Shortly after that letter was circulated around the company, a handful of employees who had helped draft it were fired. Eight of them went on to file wrongful termination charges with the National Labor Relations Board, which ultimately decided to pursue litigation, and filed its complaint two months ago.
The NLRB’s charge letter is heavily redacted, but it asserts that SpaceX employees who were associated with the letter were interrogated, then discharged or put on leave. One part of the complaint specifically stated that an employee was told to quit if they disagreed with the CEO’s behavior.
SpaceX immediately hit back, filing a lawsuit in Texas against the NLRB the very next day.
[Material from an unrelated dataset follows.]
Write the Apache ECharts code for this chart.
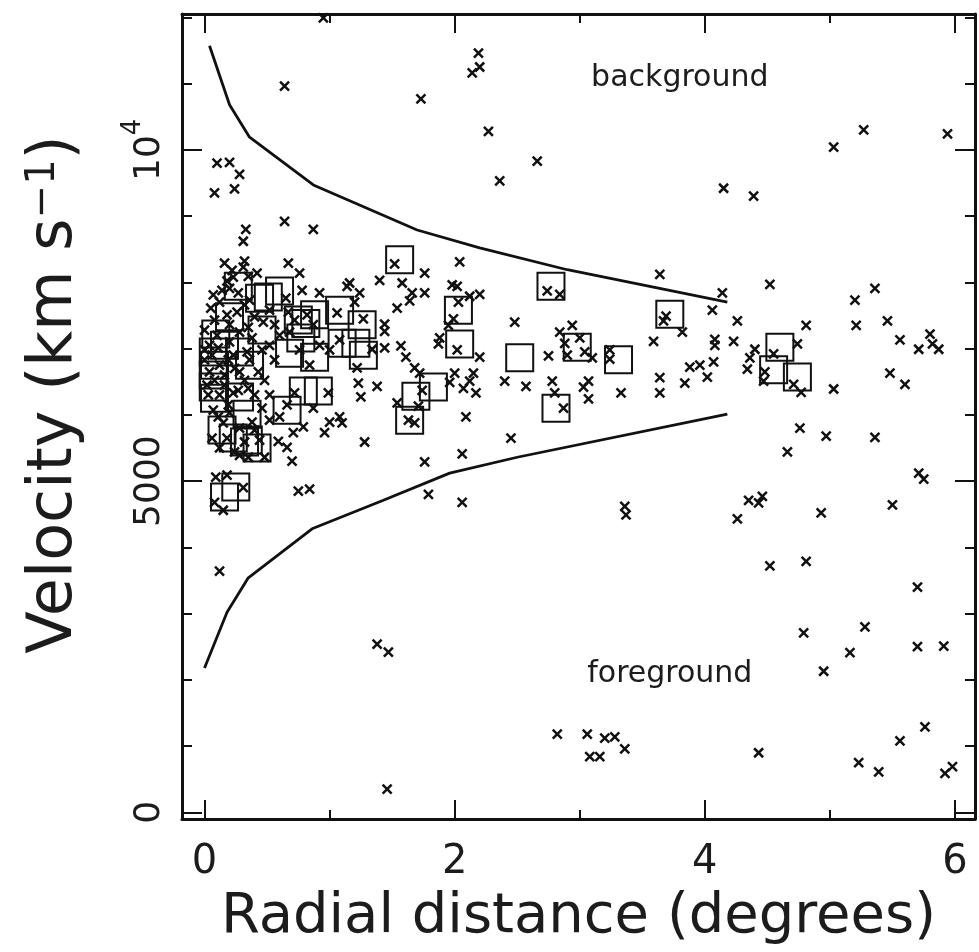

SpaceX denied the charges against it and argued the agency itself was unconstitutional. This legal battle has turned into its own saga—with a judge deferring the case to a court in Los Angeles, only to have it sent right back to Texas after an appeals case.
Meanwhile, SpaceX filed multiple motions with the NLRB in an attempt to delay the hearing while the case in Texas played out—though those attempts have clearly been unsuccessful, as the NLRB hearing begins this morning in Los Angeles.
While companies like Amazon and Trader Joe’s have pushed back against the constitutionality of the NLRB in administrative hearings in recent months, SpaceX’s response—to file an independent lawsuit—has been particularly aggressive.
“It’s basically in my mind an attempt at repudiating the basic foundations of labor law and an attempt to stifle any sort of concerted activity,” says Bodie, the former NLRB field attorney.
What to expect
The hearing will start off focused mostly on procedural matters—a discussion of subpoena issues and scheduling for further hearing dates, according to the National Labor Relations Board.
While it’s unclear exactly when the testimony and opening statements will begin, once they do, NLRB trials themselves are pretty quick—typically just a few days and sometimes a week if many witnesses are called to the stand, according to Bodie. After all, there is no jury for NLRB cases—just an administrative judge who hears the evidence.
It’s unclear exactly what argument SpaceX plans to make during the hearing, as the company didn’t lay out a specific defense in its response to the NLRB. Bodie says it is common for employers to justify other reasons that the employees were terminated—such as underperformance.
In this particular case, Bodie suggested that SpaceX may argue that employees were complaining about something that was non-job-related—Elon Musk’s Twitter—and therefore wouldn’t have been protected. “I think there’s at least an argument there that what they were doing was not about their own terms and conditions of employment,” he said.
After the trial, the administrative judge will write an opinion, detailing his or her findings from the trial as well as an application of facts to the law. That decision can then be appealed to the board in Washington, D.C., and later to a federal appeals court.
As for the final decision, it could take anywhere from six months to a year to get a final ruling, according to Bodie.
Should SpaceX be found in violation of labor laws, damages typically aren’t high in these kinds of cases: Employees are usually entitled to back pay as well as reinstatement if the NLRB wins its case. That suggests this may not necessarily be about the money for SpaceX.
“I would hazard a guess that they’re spending more on attorneys fees than it would cost them in back pay if they were just to settle the case with the board,” Bodie says.